Sie kennen den Steuerring schon so lange – was ist für Sie das Besondere an unserem Verein?
Der Steuerring hat flache Hierarchien. Jeder kann seine Meinung haben, sie sagen – und wird auch gehört. Wir diskutieren unterschiedliche Ansichten, was übrigens gerade im Steuerrecht sehr wichtig ist, denn niemand ist allwissend. Die Türen zu den Vorgesetzten stehen so gut wie immer offen. Hinsichtlich der beruflichen Entwicklung gibt es gerade für Berater grundsätzlich viel Luft nach oben.
„Jeder beim Steuerring kann seine Meinung haben, sie sagen – und wird auch gehört.“
Letzte Frage: Sie ziehen für die Vereinsmitglieder auch vors Finanzgericht und führen oft harte Verhandlungen. Welchen Gerichtstermin in Ihrer Steuerring-Karriere werden Sie nie vergessen?
Der Steuerring war schon immer sehr klagefreudig – und dabei kommt es nicht auf den Streitwert, sondern auf unsere Rechtsauffassung an. Wir kämpfen auch um 200 Euro, was für nicht wenige Menschen eine Menge Geld ist. Sicher ist eine der bedeutendsten Klagen des Vereins die zur Pendlerpauschale gewesen. Seit der Entscheidung des Bundesverfassungsgerichts 2008 können Berufspendler Fahrtkosten ab dem ersten Kilometer wieder absetzen. Der Steuerring hatte dabei zwei Kläger durch die Instanzen bis vor das Bundesverfassungsgericht begleitet und das Urteil betraf mehr als 15 Millionen Pendler in Deutschland.

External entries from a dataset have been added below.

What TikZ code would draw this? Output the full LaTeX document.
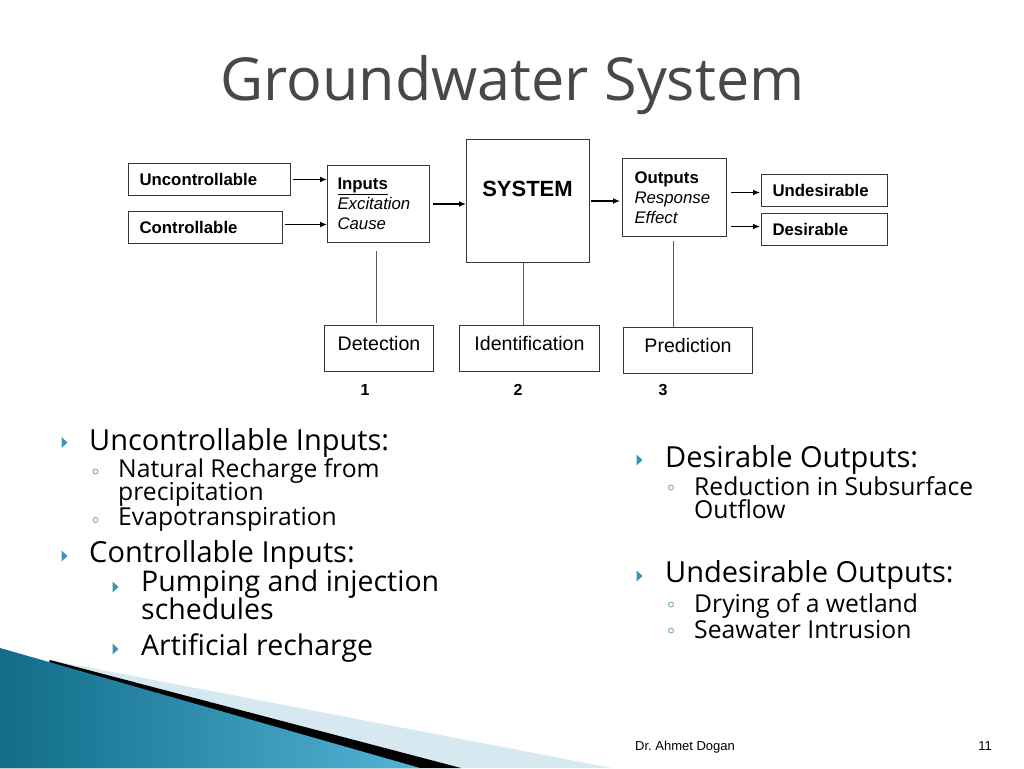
\documentclass[tikz,border=0pt]{standalone}
\usepackage{fontspec}
\setmainfont{Open Sans}
\newfontfamily\arialf{Liberation Sans}
\usetikzlibrary{arrows.meta}
\newcommand\tightlines{\lineskiplimit=-100pt\relax\lineskip=0pt\relax}
\definecolor{titlegray}{RGB}{72,72,72}
\definecolor{bordergray}{RGB}{55,55,55}
\definecolor{linegray}{RGB}{90,90,90}
\definecolor{bullteal}{RGB}{54,152,182}
\definecolor{circblue}{RGB}{110,160,180}
\definecolor{tealdark}{RGB}{16,108,136}
\definecolor{teallight}{RGB}{84,180,214}
\definecolor{paleblue}{RGB}{214,233,241}
\tikzset{
  box/.style={draw=bordergray, line width=1pt, inner ysep=0pt, anchor=north west, font=\arialf},
  lbox/.style={box, align=left, inner xsep=#1},
  lowbox/.style={box, inner xsep=0pt, text height=14pt, text depth=10pt, font=\arialf\fontsize{19.6}{22}\selectfont},
  arr/.style={-{Latex[length=7pt,width=6pt]}, line width=1.3pt, black},
  vline/.style={draw=linegray, line width=1pt},
  tbul/.style={fill=bullteal},
  cbul/.style={draw=circblue, line width=0.8pt},
  lvone/.style={anchor=base west, inner sep=0pt, font=\fontsize{29}{30}\selectfont},
  lvtwo/.style={anchor=base west, inner sep=0pt, align=left, font=\fontsize{24.7}{23.5}\selectfont\tightlines},
  lvtwob/.style={anchor=base west, inner sep=0pt, align=left, font=\fontsize{28.5}{28}\selectfont\tightlines},
  numlab/.style={font=\arialf\bfseries\fontsize{16}{18}\selectfont}
}
\begin{document}
\begin{tikzpicture}[x=1pt,y=-1pt]
\useasboundingbox (0,0) rectangle (1024,768);
\fill[white] (0,0) rectangle (1024,768);

% bottom-left decoration
\fill[paleblue] (55,661) -- (612,768) -- (0,768) -- cycle;
\fill[black] (50,660) -- (461,768) -- (0,768) -- cycle;
\shade[left color=tealdark, right color=teallight] (0,648) -- (420,768) -- (0,768) -- cycle;

% title
\node[anchor=base, inner sep=0pt, font=\fontsize{59.3}{62}\selectfont, text=titlegray] (title) at (512.5,100) {Groundwater System};

% diagram boxes
\node[lbox=11pt, text width=140pt, minimum width=162pt, minimum height=32pt, font=\arialf\bfseries\fontsize{16.8}{20}\selectfont] (unc) at (128,163) {Uncontrollable};
\node[lbox=11pt, text width=132pt, minimum width=154pt, minimum height=32pt, font=\arialf\bfseries\fontsize{16.8}{20}\selectfont] (ctl) at (128,211) {Controllable};
\node[lbox=10pt, text width=82pt, minimum width=102pt, minimum height=77pt, font=\arialf\fontsize{16.8}{20}\selectfont] (inp) at (327,165) {\textbf{\underline{Inputs}}\\\textit{Excitation}\\\textit{Cause}};
\node[box, minimum width=123pt, minimum height=123pt] (sys) at (466,139) {};
\node[font=\arialf\bfseries\fontsize{22}{24}\selectfont] (systxt) at (527.5,189) {SYSTEM};
\node[lbox=12pt, text width=80pt, minimum width=104pt, minimum height=78pt, font=\arialf\fontsize{16.8}{20}\selectfont] (out) at (622,158) {\textbf{Outputs}\\\textit{Response}\\\textit{Effect}};
\node[lbox=11pt, text width=104pt, minimum width=126pt, minimum height=32pt, font=\arialf\bfseries\fontsize{16.8}{20}\selectfont] (und) at (761,174) {Undesirable};
\node[lbox=11pt, text width=104pt, minimum width=126pt, minimum height=32pt, font=\arialf\bfseries\fontsize{16.8}{20}\selectfont] (des) at (761,213) {Desirable};
\node[lowbox, minimum width=109pt, minimum height=46pt] (det) at (324,325) {Detection};
\node[lowbox, minimum width=140pt, minimum height=46pt] (idn) at (459,325) {Identification};
\node[lowbox, minimum width=129pt, minimum height=46pt] (pre) at (623,327) {Prediction};

\node[numlab] (n1) at (365,390) {1};
\node[numlab] (n2) at (518,390) {2};
\node[numlab] (n3) at (663,390) {3};

% connectors
\draw[arr, shorten <=2pt] (unc.east) -- (unc.east -| inp.west);
\draw[arr, shorten <=2pt] ([yshift=3pt]ctl.east) -- ([yshift=3pt]ctl.east -| inp.west);
\draw[arr, shorten <=3pt] (inp.east) -- (inp.east -| sys.west);
\draw[arr, shorten <=1pt, shorten >=2pt] (sys.east) -- (sys.east -| out.west);
\draw[arr, shorten <=4pt, shorten >=1pt] ([yshift=-2pt]und.west -| out.east) -- ([yshift=-2pt]und.west);
\draw[arr, shorten <=4pt, shorten >=1pt] ([yshift=3pt]des.west -| out.east) -- ([yshift=3pt]des.west);
\draw[vline, shorten <=8pt, shorten >=2pt] ([xshift=-2pt]inp.south) -- ([xshift=-2pt]inp.south |- det.north);
\draw[vline] ([xshift=-4.5pt]sys.south) -- ([xshift=-4.5pt]sys.south |- idn.north);
\draw[vline, shorten <=4pt] ([xshift=-1pt]out.south) -- ([xshift=-1pt]out.south |- pre.north);

% left bullets
\fill[tbul] (61.5,437) -- (67.5,442.5) -- (61.5,448) -- cycle;
\node[lvone] (b1) at (89,450) {Uncontrollable Inputs:};
\draw[cbul] (95.5,471.5) circle (2.5pt);
\node[lvtwo] (b11) at (118,500.5) {Natural Recharge from\\precipitation};
\draw[cbul] (95.5,520) circle (2.5pt);
\node[lvtwo] (b12) at (118,525) {Evapotranspiration};
\fill[tbul] (61.5,550.5) -- (67.5,556) -- (61.5,561.5) -- cycle;
\node[lvone] (b2) at (89,562) {Controllable Inputs:};
\fill[tbul] (112.5,581.5) -- (118.5,587) -- (112.5,592.5) -- cycle;
\node[lvtwob] (b21) at (141,619) {Pumping and injection\\schedules};
\fill[tbul] (112.5,643.5) -- (118.5,649) -- (112.5,654.5) -- cycle;
\node[lvtwob] (b22) at (141,655) {Artificial recharge};

% right bullets
\fill[tbul] (636.5,454.5) -- (642.5,460) -- (636.5,465.5) -- cycle;
\node[lvone] (r1) at (665,467) {Desirable Outputs:};
\draw[cbul] (671,487.5) circle (2.5pt);
\node[lvtwo] (r11) at (694,518.5) {Reduction in Subsurface\\Outflow};
\fill[tbul] (636.5,570.5) -- (642.5,576) -- (636.5,581.5) -- cycle;
\node[lvone] (r2) at (665,582) {Undesirable Outputs:};
\draw[cbul] (671,604.5) circle (2.5pt);
\node[lvtwo] (r21) at (694,612) {Drying of a wetland};
\draw[cbul] (671,630.5) circle (2.5pt);
\node[lvtwo] (r22) at (694,638) {Seawater Intrusion};

% footer
\node[anchor=base west, inner sep=0pt, font=\arialf\fontsize{13}{15}\selectfont] (foot) at (635,750) {Dr.\ Ahmet Dogan};
\node[anchor=base east, inner sep=0pt, font=\arialf\fontsize{13}{15}\selectfont] (pg) at (992,750) {11};
\end{tikzpicture}
\end{document}
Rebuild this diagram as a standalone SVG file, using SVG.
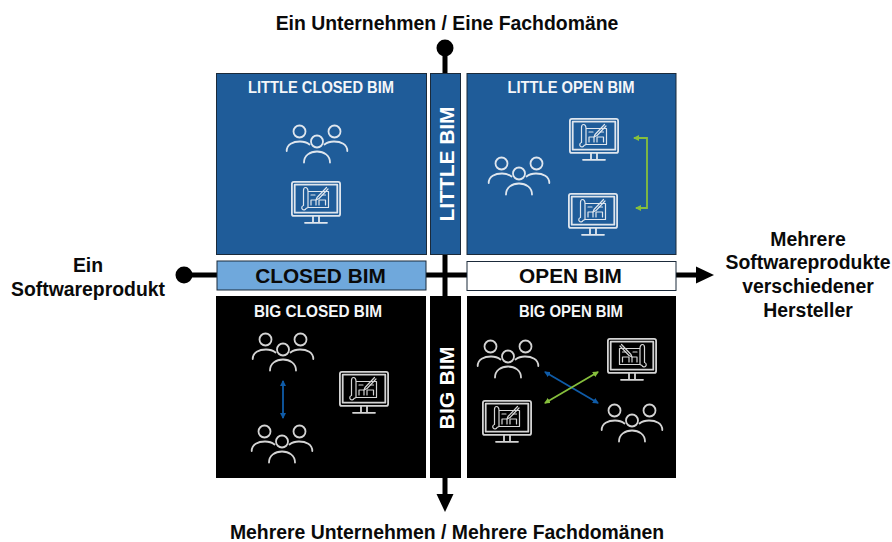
<svg xmlns="http://www.w3.org/2000/svg" width="892" height="542" viewBox="0 0 892 542">
<style>
text{font-family:"Liberation Sans",Arial,sans-serif;font-weight:bold;text-anchor:middle}
.lbl{font-size:19.400px;fill:#0a0a0a}
.t{font-size:16px;fill:#f4f6f9}
.blue{fill:#1f5c99;stroke:#1b2a3a;stroke-width:1}
.blk{fill:#000}
.big{font-size:20.800px;fill:#0a0a0a}
.vt{font-size:20px;fill:#fff}
.ic{fill:none;stroke-width:1.800;stroke-linecap:round;stroke-linejoin:round}
.w{stroke:#dfe6ee}.g{stroke:#d4d4d4}
.ax{stroke:#000;stroke-width:5;fill:none}
.cg{stroke:#86bf3c;stroke-width:1.800;fill:none}
.cb{stroke:#0f5ba7;stroke-width:1.800;fill:none}
</style>
<defs>
<marker id="ag" viewBox="0 0 6 6" refX="5" refY="3" markerWidth="6" markerHeight="6" orient="auto-start-reverse" markerUnits="userSpaceOnUse"><path d="M0 0L6 3L0 6z" fill="#86bf3c"/></marker>
<marker id="ab" viewBox="0 0 6 6" refX="5" refY="3" markerWidth="6" markerHeight="6" orient="auto-start-reverse" markerUnits="userSpaceOnUse"><path d="M0 0L6 3L0 6z" fill="#0f5ba7"/></marker>
<g id="people">
<circle cx="13.500" cy="6.500" r="6"/><circle cx="48.500" cy="6.500" r="6"/><circle cx="31" cy="16.500" r="6"/>
<path d="M.7 26C.7 19.500 7 16.500 14 16.500C18 16.500 21 17.500 23.500 19.500"/>
<path d="M61.300 26C61.300 19.500 55 16.500 48 16.500C44 16.500 41 17.500 38.500 19.500"/>
<path d="M18 37.500C18 30.500 24 26.500 31 26.500C38 26.500 44 30.500 44 37.500"/>
</g>
<g id="mon">
<rect x=".9" y=".9" width="48.200" height="34" rx="2"/>
<rect x="3.700" y="3.700" width="42.600" height="28"/>
<path d="M22 35V41.500M28 35V41.500M14 41.800H36"/>
<g stroke-width="1.200">
<path d="M17 10.500H37.500V26.500H17V10.500C17 8 16 6.500 14.500 6.500C13 6.500 12.500 8 12.500 9.500V24.500M12.500 24.500A2.200 2.200 0 1 0 15 27.500L17 26.500"/>
<path d="M20 24V19H25V24M28 24V19H34.500V24M20 14H24M31 14H34.500"/>
<path d="M26 16.500L35.500 6.500M28 17.500L37 8M26 16.500L25 19L28 17.500"/>
</g>
</g>
</defs>
<g id="connectors">
<path class="ax" d="M184 275H698"/>
<path class="ax" d="M445 48V496"/>
<circle cx="184" cy="275" r="8.500" fill="#000"/>
<circle cx="445" cy="48" r="8.500" fill="#000"/>
<path d="M696 266.500L714 275L696 283.500z" fill="#000"/>
<path d="M436.500 494L445 512L453.500 494z" fill="#000"/>
</g>
<g id="little-closed"><rect class="blue" x="216.500" y="73.500" width="210" height="181"/>
<text class="t" x="321" y="93" textLength="146" lengthAdjust="spacingAndGlyphs">LITTLE CLOSED BIM</text>
<use href="#people" x="286" y="125" class="ic w"/><use href="#mon" x="291" y="181" class="ic w"/></g>
<g id="little-bim"><rect class="blue" x="430.500" y="73.500" width="30" height="181"/>
<text class="vt" transform="translate(453.500 164) rotate(-90)" textLength="115" lengthAdjust="spacingAndGlyphs">LITTLE BIM</text></g>
<g id="little-open"><rect class="blue" x="467" y="73.500" width="209" height="181"/>
<text class="t" x="571" y="93" textLength="127" lengthAdjust="spacingAndGlyphs">LITTLE OPEN BIM</text>
<use href="#people" x="488" y="157" class="ic w"/><use href="#mon" x="569" y="118" class="ic w"/><use href="#mon" x="568" y="193" class="ic w"/>
<path class="cg" d="M634 138H647V208H636" marker-start="url(#ag)" marker-end="url(#ag)"/></g>
<g id="closed-bim"><rect x="217" y="261" width="209" height="29" fill="#6fa8dc" stroke="#1b2a3a"/>
<text class="big" x="320.500" y="283">CLOSED BIM</text></g>
<g id="open-bim"><rect x="467" y="261.500" width="209" height="29" fill="#fff" stroke="#1b2a3a"/>
<text class="big" x="570.500" y="283">OPEN BIM</text></g>
<g id="big-closed"><rect class="blk" x="216" y="296" width="210" height="182"/>
<text class="t" x="318" y="317" textLength="128" lengthAdjust="spacingAndGlyphs">BIG CLOSED BIM</text>
<use href="#people" x="252" y="333" class="ic g"/><use href="#people" x="251" y="425" class="ic g"/><use href="#mon" x="339" y="371" class="ic g"/>
<path class="cb" d="M283 381V418" marker-start="url(#ab)" marker-end="url(#ab)"/></g>
<g id="big-bim"><rect class="blk" x="430" y="296" width="31" height="182"/>
<text class="vt" transform="translate(453.500 388) rotate(-90)" textLength="83" lengthAdjust="spacingAndGlyphs">BIG BIM</text></g>
<g id="big-open"><rect class="blk" x="467" y="296" width="209" height="182"/>
<text class="t" x="571" y="317" textLength="104" lengthAdjust="spacingAndGlyphs">BIG OPEN BIM</text>
<use href="#people" x="477" y="340" class="ic g"/><use href="#people" x="601" y="404" class="ic g"/>
<use href="#mon" transform="translate(657 338) scale(-1 1)" class="ic g"/><use href="#mon" x="482" y="400" class="ic g"/>
<path class="cb" d="M545 372L598 403" marker-start="url(#ab)" marker-end="url(#ab)"/>
<path class="cg" d="M598 372L545 403" marker-start="url(#ag)" marker-end="url(#ag)"/></g>
<g id="labels">
<text class="lbl" x="447" y="30">Ein Unternehmen / Eine Fachdomäne</text>
<text class="lbl" x="447" y="539">Mehrere Unternehmen / Mehrere Fachdomänen</text>
<text class="lbl" x="88" y="272">Ein</text>
<text class="lbl" x="88" y="296">Softwareprodukt</text>
<text class="lbl" x="808" y="246">Mehrere</text>
<text class="lbl" x="808" y="269">Softwareprodukte</text>
<text class="lbl" x="808" y="293">verschiedener</text>
<text class="lbl" x="808" y="317">Hersteller</text>
</g>
</svg>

Da schließt sich doch noch eine weitere Frage an: Es gab vor ein paar Jahren auch ein besonderes Klageverfahren mit einem Hund, oder?
Das stimmt! Vor dem Finanzgericht Köln ging es um die Absetzbarkeit eines Therapiehundes als Arbeitsmittel einer Ergotherapeutin. Das Gericht hatte zur mündlichen Verhandlung geladen, die Klägerin war auch anwesend – nicht geplant war die Anwesenheit ihres Hundes. Dass dieser dabei ist und mit dem Lebensgefährten der Klägerin vor dem Gerichtssaal wartete, hatte der vorsitzende Richter mitbekommen. Mit seiner Genehmigung nahm der Hund an der mündlichen Verhandlung teil. Als der Hund von der Klägerin in den Gerichtssaal geführt wurde, begrüßte dieser einzeln alle fünf Richter durch Blickkontakt. Das war sehr beeindruckend. Der weitere Verlauf der mündlichen Verhandlung war nur noch Formsache – die Klage haben wir zu 100 Prozent gewonnen. Und das Beste: Auch die anwesende Vertreterin des Finanzamts war von den therapeutischen Fähigkeiten des Hundes überzeugt.
Das ist wirklich eine tolle Geschichte! Vielen Dank für das Interview, Herr Gramlich.